Rabu, 05 September 2007

Urgensi Jihad



Islam adalah agama yang sempurna. Selain mengandung unsur kelembutan dan keindahan dalam ajarannya, ia juga mengakomodasi sikap keras dan tegas dalam kondisi-kondisi tertentu. Perpaduan kedua aspek ini akan menghasilkan maslahat tidak hanya bagi umat Islam, tapi juga umat lainnya (rahmatan lil alamin).

Saat ini, kondisi umat Islam di Palestina, Irak, Kashmir, Lebanon, dan daerah konflik lainnya benar-benar dalam keadaan tertekan. Hukum internasional seolah telah menjadi hukum rimba bagi pengikut Rasulullah SAW. Keadilan hanya menjadi wacana-wacana kosong tanpa realisasi yang jelas. Maka, tak ada tindakan yang lebih tepat selain melawan dengan segenap kekuatan.

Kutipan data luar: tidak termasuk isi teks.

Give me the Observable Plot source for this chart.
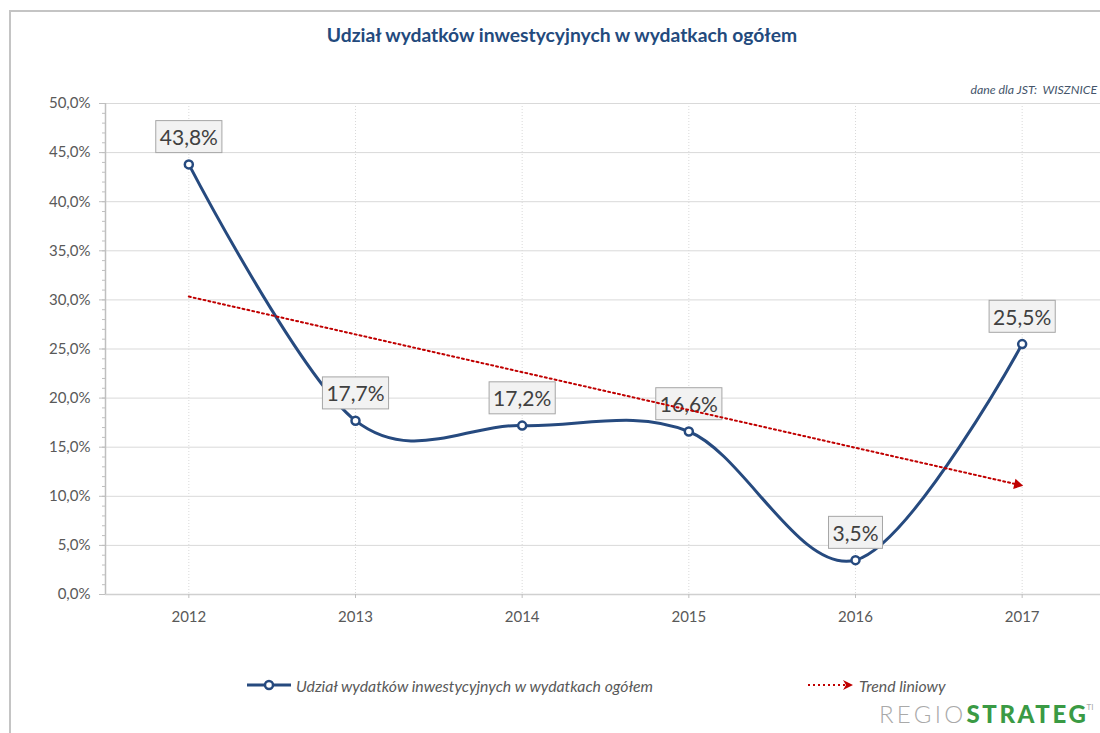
<!DOCTYPE html>
<html>
<head>
<meta charset="utf-8">
<script src="https://cdn.jsdelivr.net/npm/d3@7"></script>
<script src="https://cdn.jsdelivr.net/npm/@observablehq/plot@0.6"></script>
<style>
  html, body { margin: 0; padding: 0; background: #fff; }
  #wrap { position: relative; width: 1100px; height: 733px; overflow: hidden; font-family: Lato, "Open Sans", sans-serif; }
  #frame { position: absolute; left: 9px; top: 10px; width: 1200px; height: 800px; border-left: 2px solid #c4c4c4; border-top: 2px solid #c4c4c4; }
  #chart { position: absolute; left: 0; top: 0; }
  #title { position: absolute; left: 0; width: 1124px; top: 23px; text-align: center; font-weight: bold; font-size: 19.3px; color: #234a7d; }
  #sub { position: absolute; right: 3px; top: 82px; font-style: italic; font-size: 12.3px; color: #44546a; }
  .leg { position: absolute; top: 675px; font-style: italic; font-size: 15.8px; color: #595959; display: flex; align-items: center; }
  #logo { position: absolute; left: 879px; top: 699px; font-size: 24px; white-space: nowrap; }
  #logo .a { color: #a9a9a9; font-weight: 300; letter-spacing: 3.3px; }
  #logo .b { color: #3a9a44; font-weight: 900; letter-spacing: 2.6px; }
  #logo .c { color: #a9a9a9; font-size: 8px; vertical-align: top; position: relative; top: 3px; margin-left: -2px; }
</style>
</head>
<body>
<div id="wrap">
  <div id="frame"></div>
  <div id="chart"></div>
  <div id="title">Udział wydatków inwestycyjnych w wydatkach ogółem</div>
  <div id="sub">dane dla JST:&nbsp; WISZNICE</div>
  <div class="leg" style="left:246px;">
    <svg width="46" height="20"><line x1="1" x2="45" y1="10" y2="10" stroke="#264a7f" stroke-width="3"/><circle cx="23" cy="10" r="4" fill="#fff" stroke="#264a7f" stroke-width="2.5"/></svg>
    <span style="margin-left:4px">Udział wydatków inwestycyjnych w wydatkach ogółem</span>
  </div>
  <div class="leg" style="left:807px;">
    <svg width="48" height="20"><line x1="1" x2="40" y1="10" y2="10" stroke="#c00000" stroke-width="2" stroke-dasharray="2,3"/><path d="M36,5 L46,10 L36,15 L39,10 Z" fill="#c00000"/></svg>
    <span style="margin-left:4px">Trend liniowy</span>
  </div>
  <div id="logo"><span class="a">REGIO</span><span class="b">STRATEG</span><span class="c">TI</span></div>
</div>
<script>
// ---- data ----
const years = [2012, 2013, 2014, 2015, 2016, 2017];
const values = [43.8, 17.7, 17.2, 16.6, 3.5, 25.5];
const yMajorTicks = [0, 5, 10, 15, 20, 25, 30, 35, 40, 45, 50];
const yMinorTicks = d3.range(0, 51, 1);

const fmt = v => v.toFixed(1).replace(".", ",") + "%";
const data = years.map((year, i) => ({year, value: values[i], label: fmt(values[i])}));

// linear trend (least squares)
const mx = d3.mean(years), my = d3.mean(values);
const slope = d3.sum(years, (x, i) => (x - mx) * (values[i] - my)) / d3.sum(years, x => (x - mx) ** 2);
const trend = [years[0], years[years.length - 1]].map(x => ({year: x, value: my + slope * (x - mx)}));

const xRange = [105, 1105], yRange = [594, 103];
const xDomain = [2011.5, 2017.5], yDomain = [0, 50];
const pxPerYear = (xRange[1] - xRange[0]) / (xDomain[1] - xDomain[0]);
const pxPerUnit = (yRange[0] - yRange[1]) / (yDomain[1] - yDomain[0]);
const theta = Math.atan2(-slope * pxPerUnit, pxPerYear);
const arrowAngle = 90 + theta * 180 / Math.PI;
const arrowR = 5;

const chart = Plot.plot({
  width: 1100,
  height: 733,
  marginLeft: 105,
  marginRight: 0,
  marginTop: 103,
  marginBottom: 139,
  style: {fontFamily: "Lato, 'Open Sans', sans-serif", background: "transparent", overflow: "visible"},
  x: {domain: xDomain, range: xRange, label: null},
  y: {domain: yDomain, range: yRange, label: null},
  marks: [
    Plot.ruleX(years, {stroke: "#d9d9d9", strokeDasharray: "1,2", strokeWidth: 1}),
    Plot.ruleY(yMajorTicks.filter(d => d > 0), {stroke: "#d9d9d9", strokeWidth: 1}),
    Plot.ruleY([0], {stroke: "#d0d0d0", strokeWidth: 1.5}),
    Plot.ruleX([xDomain[0]], {stroke: "#bfbfbf", strokeWidth: 1.5}),
    Plot.axisY(yMinorTicks, {tickSize: 3, text: null, stroke: "#bfbfbf", anchor: "left", label: null}),
    Plot.axisY(yMajorTicks, {tickSize: 6, tickPadding: 9, tickFormat: fmt, fontSize: 15, fill: "#595959", stroke: "#bfbfbf", anchor: "left", label: null}),
    Plot.axisX(years, {tickSize: 4, tickPadding: 13, tickFormat: d => String(d), fontSize: 15, fill: "#595959", stroke: "#bfbfbf", anchor: "bottom", label: null}),
    Plot.line(data, {x: "year", y: "value", curve: "cardinal", stroke: "#264a7f", strokeWidth: 3}),
    Plot.dot(data, {x: "year", y: "value", r: 4, fill: "#fff", stroke: "#264a7f", strokeWidth: 2.5}),
    Plot.text(data, {x: "year", y: "value", text: "label", dy: -26, fontSize: 21, fill: "#404040", textAnchor: "middle", lineAnchor: "middle"}),
    Plot.line(trend, {x: "year", y: "value", stroke: "#c00000", strokeWidth: 2, strokeDasharray: "2,3"}),
    Plot.dot(trend.slice(1), {x: "year", y: "value", symbol: "triangle2", r: arrowR, fill: "#c00000", rotate: arrowAngle,
      dx: -arrowR * Math.cos(theta), dy: -arrowR * Math.sin(theta)})
  ]
});
document.getElementById("chart").appendChild(chart);

// boxes behind the data labels
const ns = "http://www.w3.org/2000/svg";
chart.querySelectorAll('g[aria-label="text"] text').forEach(t => {
  const b = t.getBBox();
  const r = document.createElementNS(ns, "rect");
  const h = 32;
  const cy = b.y + b.height / 2;
  r.setAttribute("x", b.x - 4);
  r.setAttribute("y", cy - h / 2);
  r.setAttribute("width", b.width + 8);
  r.setAttribute("height", h);
  r.setAttribute("fill", "#f2f2f2");
  r.setAttribute("stroke", "#a6a6a6");
  r.setAttribute("stroke-width", 1);
  const tr = t.getAttribute("transform");
  if (tr) r.setAttribute("transform", tr);
  t.parentNode.insertBefore(r, t);
});
</script>
</body>
</html>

''Telah diizinkan (berperang) bagi orang-orang yang diperangi, karena sesungguhnya mereka telah dianiaya. Dan sesungguhnya Allah, benar-benar Mahakuasa menolong mereka itu, (yaitu) orang-orang yang telah diusir dari kampung halaman mereka tanpa alasan yang benar, kecuali karena mereka berkata, 'Tuhan kami hanyalah Allah.' Dan sekiranya Allah tiada menolak (keganasan) sebagian manusia dengan sebagian yang lain, tentulah telah dirobohkan biara-biara Nasrani, gereja-gereja, rumah-rumah ibadat orang Yahudi dan masjid-masjid, yang di dalamnya banyak disebut nama Allah. Sesungguhnya Allah pasti menolong orang yang menolong (agama)-Nya. Sesungguhnya Allah benar-benar Mahakuat lagi Mahaperkasa.'' (QS Al-Hajj [22]: 40).

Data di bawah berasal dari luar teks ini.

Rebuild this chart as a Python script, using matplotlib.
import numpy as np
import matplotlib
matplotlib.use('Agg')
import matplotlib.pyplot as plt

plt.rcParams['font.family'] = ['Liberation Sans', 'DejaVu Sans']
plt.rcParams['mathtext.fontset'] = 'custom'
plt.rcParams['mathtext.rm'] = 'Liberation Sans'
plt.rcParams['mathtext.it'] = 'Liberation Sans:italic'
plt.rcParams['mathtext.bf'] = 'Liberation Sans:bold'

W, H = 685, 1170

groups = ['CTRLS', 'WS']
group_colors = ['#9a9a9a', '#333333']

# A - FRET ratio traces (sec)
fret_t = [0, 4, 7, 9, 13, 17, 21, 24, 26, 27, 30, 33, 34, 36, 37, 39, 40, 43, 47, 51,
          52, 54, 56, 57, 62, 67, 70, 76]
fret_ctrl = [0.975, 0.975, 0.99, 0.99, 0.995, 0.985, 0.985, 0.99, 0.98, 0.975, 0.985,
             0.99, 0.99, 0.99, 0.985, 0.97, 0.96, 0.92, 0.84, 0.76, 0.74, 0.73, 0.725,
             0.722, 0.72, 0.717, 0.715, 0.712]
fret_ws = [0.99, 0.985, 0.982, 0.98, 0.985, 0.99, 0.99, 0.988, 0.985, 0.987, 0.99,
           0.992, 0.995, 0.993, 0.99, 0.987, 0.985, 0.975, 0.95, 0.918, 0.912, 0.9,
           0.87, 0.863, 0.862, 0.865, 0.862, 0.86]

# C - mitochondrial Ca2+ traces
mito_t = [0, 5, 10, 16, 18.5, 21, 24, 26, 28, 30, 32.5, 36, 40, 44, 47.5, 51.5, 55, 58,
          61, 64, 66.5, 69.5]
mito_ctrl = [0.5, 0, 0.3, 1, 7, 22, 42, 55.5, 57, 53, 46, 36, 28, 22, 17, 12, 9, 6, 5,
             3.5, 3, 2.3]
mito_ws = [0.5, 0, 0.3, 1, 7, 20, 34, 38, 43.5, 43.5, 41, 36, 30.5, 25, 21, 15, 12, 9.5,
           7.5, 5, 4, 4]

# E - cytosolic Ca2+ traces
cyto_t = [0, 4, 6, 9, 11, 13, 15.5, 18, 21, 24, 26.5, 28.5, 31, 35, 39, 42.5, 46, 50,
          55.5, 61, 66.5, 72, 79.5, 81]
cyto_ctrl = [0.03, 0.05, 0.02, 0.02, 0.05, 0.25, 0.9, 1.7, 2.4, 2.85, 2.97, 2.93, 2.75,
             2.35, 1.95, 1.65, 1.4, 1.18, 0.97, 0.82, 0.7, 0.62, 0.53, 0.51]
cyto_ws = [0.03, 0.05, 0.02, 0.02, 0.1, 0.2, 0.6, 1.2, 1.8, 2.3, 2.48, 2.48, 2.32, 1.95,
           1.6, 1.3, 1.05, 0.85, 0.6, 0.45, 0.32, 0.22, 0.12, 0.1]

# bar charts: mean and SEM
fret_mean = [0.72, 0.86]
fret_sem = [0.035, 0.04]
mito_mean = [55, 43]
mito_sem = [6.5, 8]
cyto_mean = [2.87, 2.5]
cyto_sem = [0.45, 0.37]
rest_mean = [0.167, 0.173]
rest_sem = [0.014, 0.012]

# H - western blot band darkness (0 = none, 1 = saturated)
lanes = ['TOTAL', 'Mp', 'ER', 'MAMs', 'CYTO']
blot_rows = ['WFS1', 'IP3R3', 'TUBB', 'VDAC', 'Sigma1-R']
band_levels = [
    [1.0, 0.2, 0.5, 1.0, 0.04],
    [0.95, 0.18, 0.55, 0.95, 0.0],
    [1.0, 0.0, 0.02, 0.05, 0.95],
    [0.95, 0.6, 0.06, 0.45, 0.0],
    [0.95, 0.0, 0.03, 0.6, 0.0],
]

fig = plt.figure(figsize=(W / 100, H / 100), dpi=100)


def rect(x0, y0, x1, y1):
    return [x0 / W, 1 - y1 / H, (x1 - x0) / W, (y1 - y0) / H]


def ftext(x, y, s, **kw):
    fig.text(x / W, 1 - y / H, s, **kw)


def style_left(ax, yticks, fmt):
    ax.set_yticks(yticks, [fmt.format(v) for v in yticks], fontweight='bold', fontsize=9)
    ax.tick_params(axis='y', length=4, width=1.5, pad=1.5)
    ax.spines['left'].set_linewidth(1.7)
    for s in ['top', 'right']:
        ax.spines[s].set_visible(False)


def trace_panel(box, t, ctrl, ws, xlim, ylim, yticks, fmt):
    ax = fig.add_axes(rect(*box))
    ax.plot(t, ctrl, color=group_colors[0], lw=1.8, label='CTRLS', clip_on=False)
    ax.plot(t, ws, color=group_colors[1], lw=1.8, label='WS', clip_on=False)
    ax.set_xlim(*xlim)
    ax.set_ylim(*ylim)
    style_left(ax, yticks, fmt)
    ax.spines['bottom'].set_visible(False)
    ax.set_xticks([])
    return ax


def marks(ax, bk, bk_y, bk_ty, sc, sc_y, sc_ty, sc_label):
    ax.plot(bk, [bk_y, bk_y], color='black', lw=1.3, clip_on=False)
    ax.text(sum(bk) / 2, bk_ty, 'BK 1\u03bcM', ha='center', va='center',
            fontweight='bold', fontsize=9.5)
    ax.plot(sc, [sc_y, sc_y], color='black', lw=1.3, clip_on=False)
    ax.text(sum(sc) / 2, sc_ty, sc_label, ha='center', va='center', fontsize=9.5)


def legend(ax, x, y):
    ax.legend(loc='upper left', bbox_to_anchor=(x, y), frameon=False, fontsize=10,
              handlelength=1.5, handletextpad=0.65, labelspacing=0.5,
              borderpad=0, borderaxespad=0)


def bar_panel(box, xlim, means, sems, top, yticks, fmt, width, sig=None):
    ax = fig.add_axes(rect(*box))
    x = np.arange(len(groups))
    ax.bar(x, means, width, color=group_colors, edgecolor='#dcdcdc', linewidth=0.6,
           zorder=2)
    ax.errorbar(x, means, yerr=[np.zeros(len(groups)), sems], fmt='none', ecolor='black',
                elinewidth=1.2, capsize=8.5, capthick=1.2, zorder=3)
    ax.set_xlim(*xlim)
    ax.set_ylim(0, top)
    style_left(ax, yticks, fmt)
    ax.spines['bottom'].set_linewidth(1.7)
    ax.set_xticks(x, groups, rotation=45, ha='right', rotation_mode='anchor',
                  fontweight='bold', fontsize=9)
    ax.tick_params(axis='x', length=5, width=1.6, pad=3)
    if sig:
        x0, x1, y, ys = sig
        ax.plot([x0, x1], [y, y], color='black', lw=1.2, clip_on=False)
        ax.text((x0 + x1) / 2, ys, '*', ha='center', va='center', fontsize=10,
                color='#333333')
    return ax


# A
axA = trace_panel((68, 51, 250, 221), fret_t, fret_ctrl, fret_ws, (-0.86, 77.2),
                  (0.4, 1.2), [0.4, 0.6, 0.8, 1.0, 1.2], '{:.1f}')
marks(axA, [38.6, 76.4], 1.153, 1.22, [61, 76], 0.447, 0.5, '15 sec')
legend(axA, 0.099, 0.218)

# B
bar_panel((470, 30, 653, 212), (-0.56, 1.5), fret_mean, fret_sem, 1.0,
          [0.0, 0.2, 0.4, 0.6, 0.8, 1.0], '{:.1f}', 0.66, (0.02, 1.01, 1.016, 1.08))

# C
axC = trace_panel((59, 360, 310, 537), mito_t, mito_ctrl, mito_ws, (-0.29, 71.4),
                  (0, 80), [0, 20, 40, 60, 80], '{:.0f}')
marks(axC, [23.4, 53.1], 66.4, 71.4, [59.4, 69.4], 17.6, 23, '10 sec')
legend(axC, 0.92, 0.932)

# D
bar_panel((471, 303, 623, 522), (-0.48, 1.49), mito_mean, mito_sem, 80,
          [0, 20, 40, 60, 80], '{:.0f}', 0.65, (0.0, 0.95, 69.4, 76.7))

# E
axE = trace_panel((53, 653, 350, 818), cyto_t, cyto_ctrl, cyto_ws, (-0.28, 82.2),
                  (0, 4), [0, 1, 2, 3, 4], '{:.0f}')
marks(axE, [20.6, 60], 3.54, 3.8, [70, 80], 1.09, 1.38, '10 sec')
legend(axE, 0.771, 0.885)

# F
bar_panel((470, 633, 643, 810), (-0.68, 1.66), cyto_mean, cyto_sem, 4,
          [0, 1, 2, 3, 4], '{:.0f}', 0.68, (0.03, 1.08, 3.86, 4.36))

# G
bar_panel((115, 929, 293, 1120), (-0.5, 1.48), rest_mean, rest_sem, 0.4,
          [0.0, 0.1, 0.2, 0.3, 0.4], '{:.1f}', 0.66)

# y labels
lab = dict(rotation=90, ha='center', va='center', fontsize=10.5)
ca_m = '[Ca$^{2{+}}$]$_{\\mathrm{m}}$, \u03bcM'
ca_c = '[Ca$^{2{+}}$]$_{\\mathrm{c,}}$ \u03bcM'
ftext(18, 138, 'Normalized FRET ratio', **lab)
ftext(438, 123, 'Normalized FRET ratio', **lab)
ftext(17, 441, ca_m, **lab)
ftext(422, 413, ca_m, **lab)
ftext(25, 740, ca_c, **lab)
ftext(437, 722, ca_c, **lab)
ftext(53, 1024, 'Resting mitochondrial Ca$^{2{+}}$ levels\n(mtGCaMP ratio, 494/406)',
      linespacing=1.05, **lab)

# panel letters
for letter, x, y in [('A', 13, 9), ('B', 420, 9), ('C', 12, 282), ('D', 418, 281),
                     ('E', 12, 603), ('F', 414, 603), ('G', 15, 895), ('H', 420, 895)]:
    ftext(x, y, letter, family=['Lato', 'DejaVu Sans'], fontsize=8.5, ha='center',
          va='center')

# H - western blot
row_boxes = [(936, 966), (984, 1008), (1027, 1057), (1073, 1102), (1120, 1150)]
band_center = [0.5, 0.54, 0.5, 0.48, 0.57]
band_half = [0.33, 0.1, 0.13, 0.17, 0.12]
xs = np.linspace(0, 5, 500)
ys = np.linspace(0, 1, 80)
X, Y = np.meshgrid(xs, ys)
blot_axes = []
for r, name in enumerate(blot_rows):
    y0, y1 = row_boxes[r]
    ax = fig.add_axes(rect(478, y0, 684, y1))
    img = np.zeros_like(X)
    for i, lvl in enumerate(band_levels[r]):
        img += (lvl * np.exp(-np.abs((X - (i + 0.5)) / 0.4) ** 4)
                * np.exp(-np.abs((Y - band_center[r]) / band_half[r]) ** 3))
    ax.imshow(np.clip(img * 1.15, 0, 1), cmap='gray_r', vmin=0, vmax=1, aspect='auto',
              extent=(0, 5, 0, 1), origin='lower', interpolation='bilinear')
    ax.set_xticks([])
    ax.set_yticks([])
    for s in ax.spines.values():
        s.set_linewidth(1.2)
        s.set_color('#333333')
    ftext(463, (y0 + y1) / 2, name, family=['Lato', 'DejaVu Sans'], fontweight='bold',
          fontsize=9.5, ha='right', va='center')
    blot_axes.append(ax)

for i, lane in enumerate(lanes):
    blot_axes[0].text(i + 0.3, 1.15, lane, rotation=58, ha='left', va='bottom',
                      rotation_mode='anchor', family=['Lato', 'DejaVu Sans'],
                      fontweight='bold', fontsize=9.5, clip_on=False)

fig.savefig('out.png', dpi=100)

Sayangnya, masih ada yang bersikap apatis terhadap perlawanan umat Islam ini (jihad fi sabilillah). Bahkan, ada yang menganggap sebagai perbuatan sia-sia yang tidak diridhai Allah SWT. Padahal, sejarah telah menuliskan bahwa kegemilangan umat Islam terwujud melalui jalan jihad. Diceritakan dalam perang Konstantinia, pasukan Islam berhadapan dengan pasukan kafir dalam jumlah besar. Salah seorang prajurit Muslim maju dengan pedang terhunus seorang diri ke dalam barisan tentara musuh.

Beberapa orang berkata bahwa prajurit itu telah menjatuhkan diri ke dalam kebinasaan dengan dalil surat Al-Baqarah ayat 195. ''Dan janganlah kau jatuhkan dirimu ke dalam kebinasaan.'' Namun, sahabat Ayyub Al-Anshari yang juga ikut dalam peperangan itu berkata bahwa ayat di atas tidak bermaksud seperti itu. Arti kebinasaan dalam konteks tersebut berkait dengan kesibukan mengurus harta benda dan meninggalkan jihad fi sabilillah.

''Dan janganlah kamu mengatakan terhadap orang-orang yang gugur di jalan Allah, (bahwa mereka itu) mati, bahkan (sebenarnya) mereka itu hidup, tetapi kamu tidak menyadarinya.'' (QS Al-Baqarah [2]: 154).